In a recent column, the "life sherpa" invited and responded to feedback from readers about advice. One reader addressed the above column:
Kathy: Re: Your advice to "World's Worst Mother."Gee I'd like to. But reading your column, I find that nearly impossible.
. . .
People who look at bone-headed mothers and father's (sorry) who allow their children to throw fits in public are not all weird childless people from another planet. If you take time to ask, they would probably tell you that yes, they have children. And, given time, they might tell you to stop "struggling with parenthood" and get down to the difficult task of instilling some discipline in your own children. And I am not taking about spanking, beating or other forms of abuse.
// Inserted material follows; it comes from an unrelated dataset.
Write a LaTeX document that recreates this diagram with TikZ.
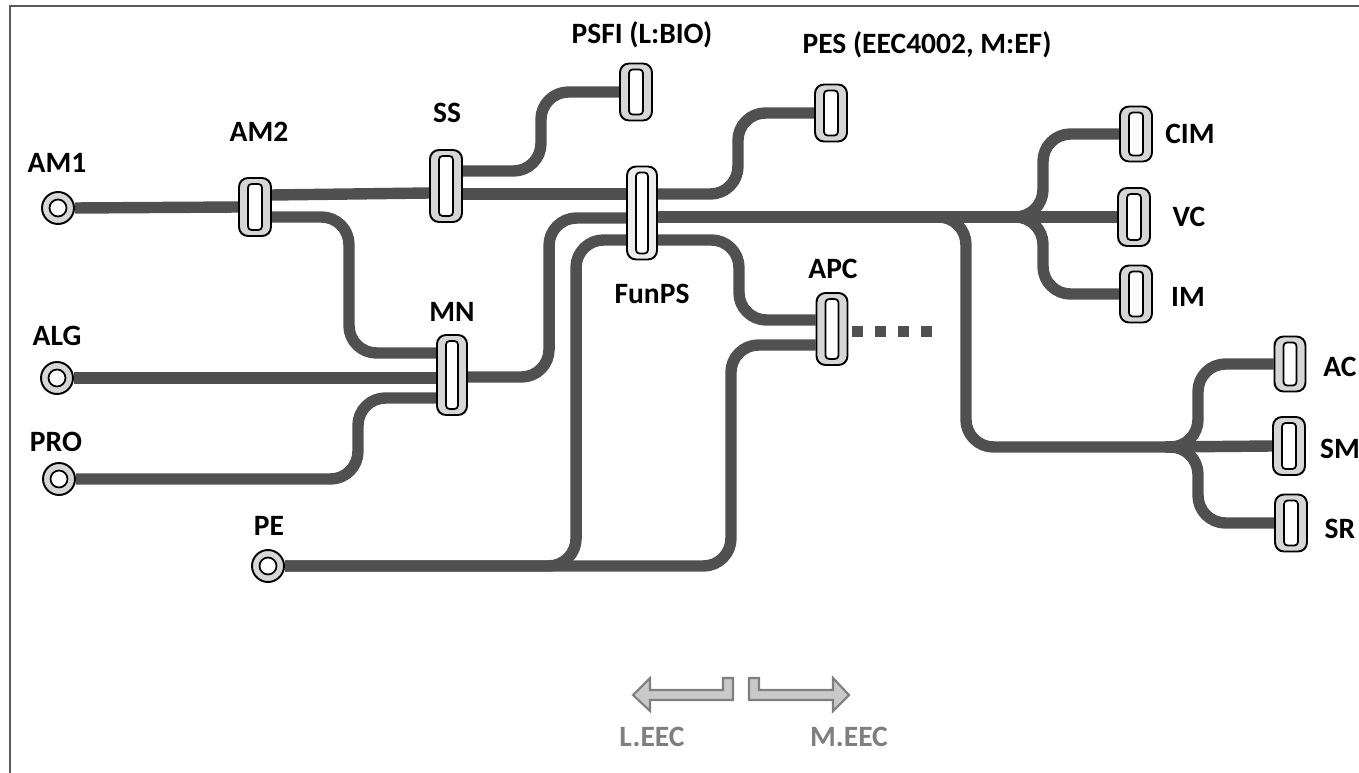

As you and I know, we sometimes see mothers or fathers in the mall pushing their severely handicapped child in a wheelchair. And often these children cry out or make distressing sounds that break your heart. And yet on no occasion have I seen the parent try to engage a passer-by in some "poor, pitiful me" dialogue. They usually seem self-possessed and capable of rising to what must be an extremely tiring and frustrating routine. I always smile at the children and their parents, as I often do when I see other "normal" children -- rather than look away. But when I'm in a mall or grocery store, and little Tyler or Madison is throwing a major fit, I find myself giving the "frustrated" mother a look that I hope conveys the message: "Raise your child now. So society doesn't have to do it later."
Thanks for listening to another point of view.
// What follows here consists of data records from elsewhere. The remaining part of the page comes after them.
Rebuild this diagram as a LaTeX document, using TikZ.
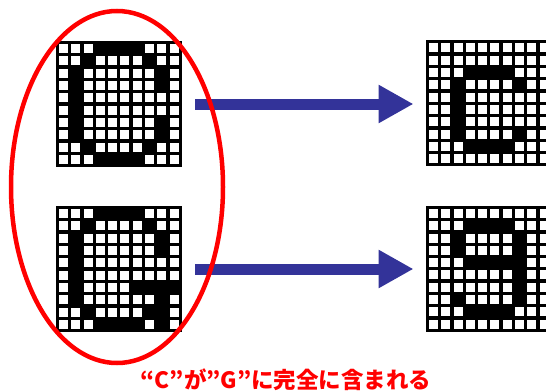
\documentclass[tikz,border=0pt]{standalone}
\usepackage{fontspec}
\newfontfamily\jpfont{Noto Sans CJK JP}
\usetikzlibrary{arrows.meta}
\definecolor{arrowblue}{RGB}{51,51,153}
\def\cellsz{12.3}
\newcommand\pixgrid[4]{%
  \begin{scope}[shift={(#2,#3)}]
    \coordinate (#1) at (0,0);
    \fill[black] (-1.6,-1.6) rectangle (10*\cellsz+1.6,10*\cellsz+1.6);
    \foreach \i in {0,...,9}{\foreach \j in {0,...,9}{%
      \fill[white] (\i*\cellsz+1.65,\j*\cellsz+1.65) rectangle ++(\cellsz-3.3,\cellsz-3.3);}}
    \foreach \c/\r in {#4}{\fill[black] (\c*\cellsz,\r*\cellsz) rectangle ++(\cellsz,\cellsz);}
  \end{scope}}
\tikzset{bigarrow/.style={arrowblue,line width=11pt,-{Triangle[length=35pt,width=36pt]}},
  ring/.style={red,line width=4.5pt},
  caption/.style={text=red,font=\jpfont\bfseries\fontsize{22.5}{26}\selectfont,inner sep=0pt}}
\begin{document}
\begin{tikzpicture}[x=1pt,y=-1pt]
\useasboundingbox (0,0) rectangle (546,391);
% C (top left)
\pixgrid{gC}{57.3}{42.5}{3/0,4/0,5/0,6/0,2/1,7/1,1/2,8/2,1/3,8/3,1/4,1/5,1/6,8/6,1/7,8/7,2/8,7/8,3/9,4/9,5/9,6/9}
% G (bottom left)
\pixgrid{gG}{57.3}{207.5}{3/0,4/0,5/0,6/0,2/1,7/1,1/2,8/2,1/3,8/3,1/4,1/5,1/6,6/6,7/6,8/6,9/6,1/7,8/7,2/8,7/8,8/8,3/9,4/9,5/9,6/9,8/9}
% small C (top right)
\pixgrid{gc}{427.3}{41.8}{3/2,4/2,5/2,6/2,2/3,7/3,2/4,2/5,2/6,2/7,7/7,3/8,4/8,5/8,6/8}
% 9 (bottom right)
\pixgrid{g9}{427.3}{207.3}{3/1,4/1,5/1,6/1,2/2,7/2,2/3,7/3,3/4,4/4,5/4,6/4,7/4,7/5,7/6,2/7,7/7,3/8,4/8,5/8,6/8}
% arrows
\coordinate (a1s) at (195,104);
\coordinate (a1e) at (413.5,104);
\coordinate (a2s) at (195,269);
\coordinate (a2e) at (413.5,269);
\draw[bigarrow] (a1s) -- (a1e);
\draw[bigarrow] (a2s) -- (a2e);
% ellipse
\draw[ring] (117,187) ellipse [x radius=106, y radius=176];
% caption
\node[caption] (cap) at (286,380) {“C”が”G”に完全に含まれる};
\end{tikzpicture}
\end{document}
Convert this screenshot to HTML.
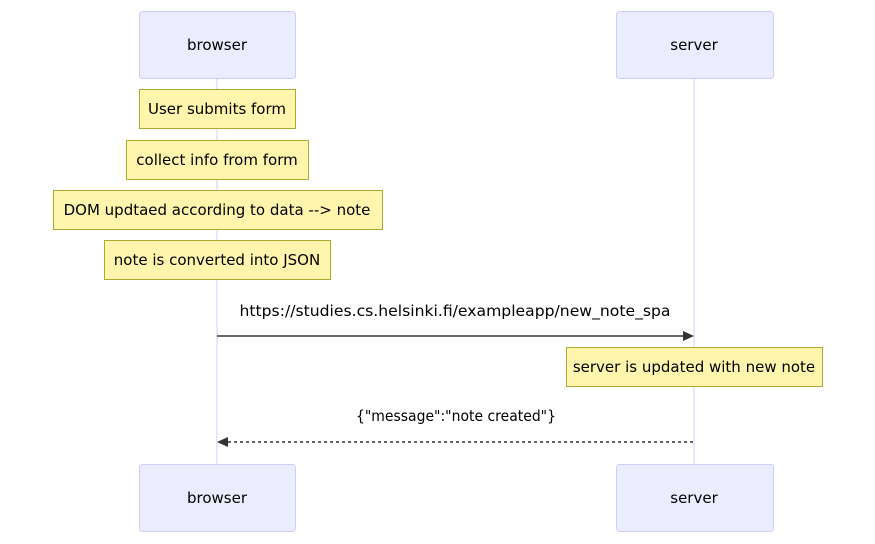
<!DOCTYPE html>
<html><head><meta charset="utf-8"><style>
html,body{margin:0;padding:0;background:#fff;}
svg{display:block;}
text{font-family:"DejaVu Sans","Liberation Sans",sans-serif;font-size:15px;fill:#000;}
</style></head><body>
<svg width="875" height="544" viewBox="0 0 875 544" xmlns="http://www.w3.org/2000/svg">
<line x1="217" y1="78" x2="217" y2="464" stroke="#ccccff" stroke-width="1"/>
<line x1="694" y1="78" x2="694" y2="464" stroke="#ccccff" stroke-width="1"/>
<g fill="#ececff" stroke="#ccccff" stroke-width="1">
<rect x="139.5" y="11.5" width="156" height="67" rx="3"/>
<rect x="616.5" y="11.5" width="157" height="67" rx="3"/>
<rect x="139.5" y="464.5" width="156" height="67" rx="3"/>
<rect x="616.5" y="464.5" width="157" height="67" rx="3"/>
</g>
<g text-anchor="middle" dominant-baseline="central">
<text x="217" y="45">browser</text>
<text x="694" y="45">server</text>
<text x="217" y="498">browser</text>
<text x="694" y="498">server</text>
</g>
<g fill="#fff5ad" stroke="#aaaa33" stroke-width="1">
<rect x="139.5" y="89.5" width="156" height="39"/>
<rect x="126.5" y="140.5" width="182" height="39"/>
<rect x="53.5" y="190.5" width="329" height="39"/>
<rect x="104.5" y="240.5" width="226" height="39"/>
<rect x="566.5" y="347.5" width="256" height="39"/>
</g>
<g text-anchor="middle" dominant-baseline="central">
<text x="217" y="109">User submits form</text>
<text x="217" y="160">collect info from form</text>
<text x="217" y="210">DOM updtaed according to data --&gt; note</text>
<text x="217" y="260">note is converted into JSON</text>
<text x="694" y="367">server is updated with new note</text>
<text x="455" y="311" fill="#333" textLength="431" lengthAdjust="spacingAndGlyphs">https://studies.cs.helsinki.fi/exampleapp/new_note_spa</text>
<text x="456" y="416" fill="#333" textLength="200" lengthAdjust="spacingAndGlyphs">{"message":"note created"}</text>
</g>
<line x1="217" y1="336" x2="684" y2="336" stroke="#333" stroke-width="1.5"/>
<polygon points="694,336 683,331 683,341" fill="#333"/>
<line x1="228" y1="442" x2="694" y2="442" stroke="#333" stroke-width="1.5" stroke-dasharray="3,3"/>
<polygon points="217,442 228,437 228,447" fill="#333"/>
</svg>
</body></html>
Life Sherpa: Kathy, you make some excellent points. I whole-heartedly agree that parents need to be firm with their children and discipline then before society has to jump in -- because society can be an extremely harsh judge.
. . .
But what is really galling is the attitude of those without children who believe they have all the answers because they read it in a book or saw it on a talk show.
My only point of my response to World's Worst was "if you don't have children, keep that annoyed smirk to yourself."